4.2       In beroep heeft klaagster haar klacht herhaald en nader toegelicht. Het beroep strekt ertoe – zo begrijpt het Centraal Tuchtcollege – dat de klacht alsnog gegrond wordt verklaard.

4.3       De arts heeft gemotiveerd verweer gevoerd. Primair is de arts van mening dat klaagster niet-ontvankelijk moet worden verklaard in de klacht. Subsidiair stelt hij dat het beroep moet worden verworpen.

Beoordeling

4.4       D e behandeling in beroep heeft het Centraal Tuchtcollege niet geleid tot andere beschouwingen en beslissingen dan die van het College in eerste aanleg. Het Centraal Tuchtcollege voegt hieraan toe  dat de zorg zoals deze in zijn totaliteit aan klaagster is aangeboden wel degelijk op enkele punten tekort is geschoten, maar dat van persoonlijke verwijtbaarheid van de aangeklaagde arts geen sprake is. Dit betekent dat het beroep zal worden verworpen.

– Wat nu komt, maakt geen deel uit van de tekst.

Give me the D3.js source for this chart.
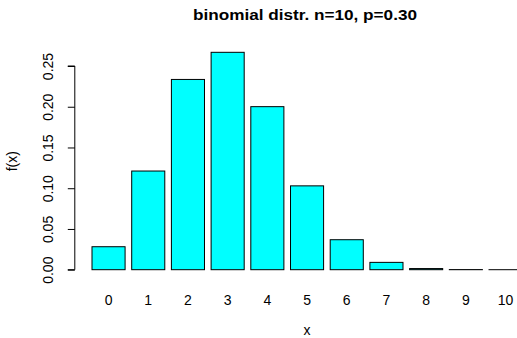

4.5       Om redenen ontleend aan het algemeen belang zal het Centraal Tuchtcollege bepalen dat onderhavige beslissing op na te noemen wijze wordt bekend gemaakt.

5.         Beslissing

Het Centraal Tuchtcollege voor de Gezondheidszorg:

verwerpt het beroep.

Deze beslissing is gegeven door: A.D.R.M. Boumans, voorzitter, Y. Buruma en

E.F. Lagerwerf-Vergunst, leden juristen, A.C.L. Allertz en E.J. Stevelmans, leden beroepsgenoten en N. Germeraad-van der Velden, secretaris.

Uitgesproken ter openbare zitting van 30 april 2021.

Voorzitter w.g.           Secretaris  w.g.